In other words, a standard-layout struct a containing at least two members x, y of the same (standard-layout) type that does not respect the identity &a.y == &a.x + 1 is in violation of 1.8:4.
Note that alignment is defined as (3.11 Alignment [basic.align]) the number of bytes between successive addresses at which a given object can be allocated; it follows that alignment of a type T can be no greater than the distance between adjacent objects in an array of T, and (since 5.3.3 Sizeof [expr.sizeof] specifies that the size of an array of n elements is n times the size of an element) alignof(T) can be no greater than sizeof(T). Thus any additional padding between adjacent elements of a struct of the same type would not be required by alignment and so would not be countenanced by 9.2:14.
With regard to AProgrammer's point, I would interpret the language in 26.4 Complex numbers [complex.numbers] as requiring that the instantiations of std::complex<T> should behave as standard-layout types with regard to the position of their members, without being required to conform to all the requirements of standard-layout types.
The behavior there is almost certainly compiler-, architecture-, and ABI-dependent. However, if you're using gcc, you can make use of __attribute__((packed)) to force the compiler to pack struct members one after the other, without any padding. With that, the memory layout should match that of a flat array.
I've found nothing which guarantee it is valid when I searched some time ago, and I've found explicit guarantee for the case of std::complex<> in C++ which could have been formulated more easily if it was more generally true, so I doubt I missed something in my search (but absence of proof is hardly a proof of absence and the standard is sometimes obscure in its formulation).
A typical alignment of C structs guarantees that the data structure members in the struct will be stored sequentially which is the same as a C array. So order cannot be a problem.
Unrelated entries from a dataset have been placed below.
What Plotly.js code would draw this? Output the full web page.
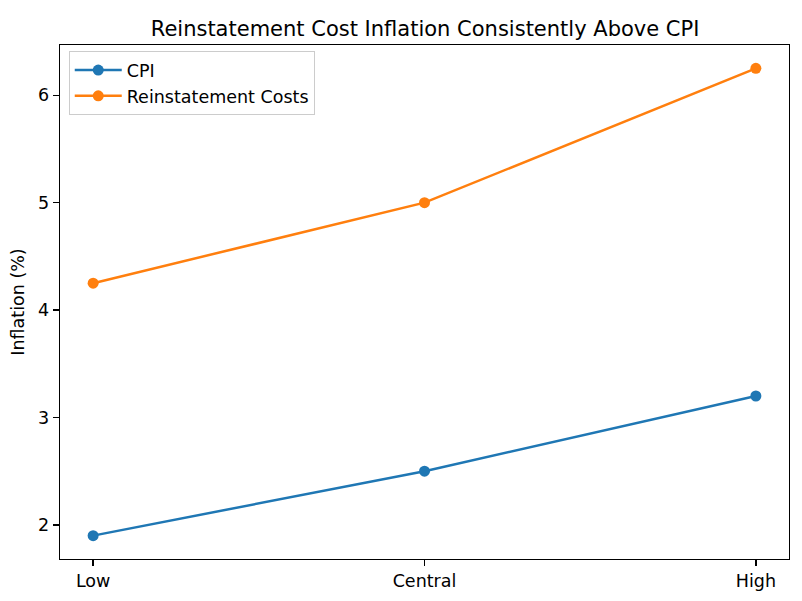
<!DOCTYPE html>
<html>
<head>
<meta charset="utf-8">
<script src="https://cdn.plot.ly/plotly-3.0.1.min.js"></script>
<style>html,body{margin:0;padding:0;background:#fff;}#chart{width:802px;height:601px;}</style>
</head>
<body>
<div id="chart"></div>
<script>
const scenarios = ["Low", "Central", "High"];
const cpi = [1.9, 2.5, 3.2];
const reinstatement = [4.25, 5.0, 6.25];

const font = "DejaVu Sans, sans-serif";
const traces = [
  {x: [0,1,2], y: cpi, name: "CPI", type: "scatter", mode: "lines+markers",
   line: {color: "#1f77b4", width: 2.5}, marker: {color: "#1f77b4", size: 11}},
  {x: [0,1,2], y: reinstatement, name: "Reinstatement Costs", type: "scatter", mode: "lines+markers",
   line: {color: "#ff7f0e", width: 2.5}, marker: {color: "#ff7f0e", size: 11}}
];
const layout = {
  width: 802, height: 601,
  margin: {l: 60, r: 13, t: 45, b: 42},
  paper_bgcolor: "#fff", plot_bgcolor: "#fff",
  font: {family: font, size: 17.5, color: "#000"},
  title: {text: "Reinstatement Cost Inflation Consistently Above CPI", font: {family: font, size: 21, color: "#000"},
          x: 0.53, xanchor: "center", y: 0.953, yanchor: "middle"},
  showlegend: true,
  legend: {x: 0.012, y: 0.988, xanchor: "left", yanchor: "top", bgcolor: "rgba(255,255,255,0.8)",
           bordercolor: "#cccccc", borderwidth: 1, font: {family: font, size: 17.5}, itemwidth: 47,
           tracegroupgap: 0},
  xaxis: {range: [-0.1, 2.1], tickvals: [0,1,2], ticktext: scenarios, showgrid: false, zeroline: false,
          showline: true, linecolor: "#000", linewidth: 1.3, mirror: true, ticks: "outside", ticklen: 6,
          tickcolor: "#000", tickwidth: 1.3, tickfont: {family: font, size: 17.5}},
  yaxis: {range: [1.6825, 6.4675], tickvals: [2,3,4,5,6], showgrid: false, zeroline: false,
          showline: true, linecolor: "#000", linewidth: 1.3, mirror: true, ticks: "outside", ticklen: 6,
          tickcolor: "#000", tickwidth: 1.3, tickfont: {family: font, size: 17.5},
          title: {text: "Inflation (%)", font: {family: font, size: 17.5}, standoff: 9}}
};
Plotly.newPlot("chart", traces, layout, {displayModeBar: false, staticPlot: true});
</script>
</body>
</html>
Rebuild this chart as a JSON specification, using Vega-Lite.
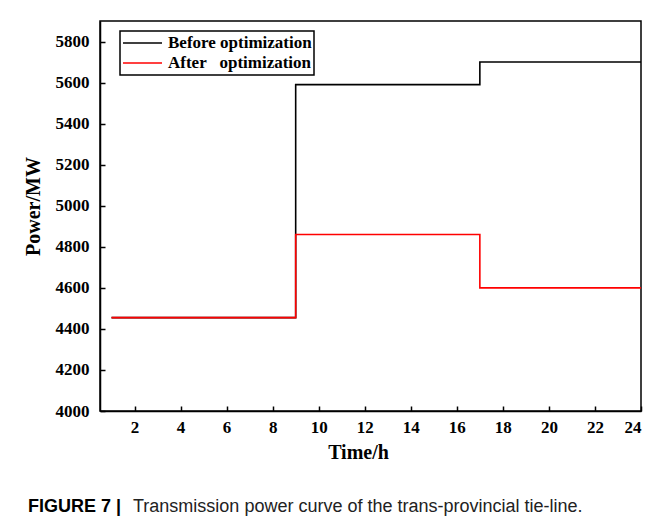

As it comes to alignment, since you have only one data type(int), though the compiler is eligible to do so, there is no scenario it would be necessary to add padding to align your data members. The compiler can add padding before the beginning of the struct, but it cannot add padding at the beginning of the data structure. So if the compiler were to add padding in your situation,
Instead of this:
[4Byte int][4Byte int][4Byte int]...[4Byte int]
Your data structure would have to be stored like this:
[4Byte Data][4Byte Padding][4Byte Data]... which is unreasonable.
Overall, I think this cast should work with no problems in your situation, though I think it is bad practice to use it.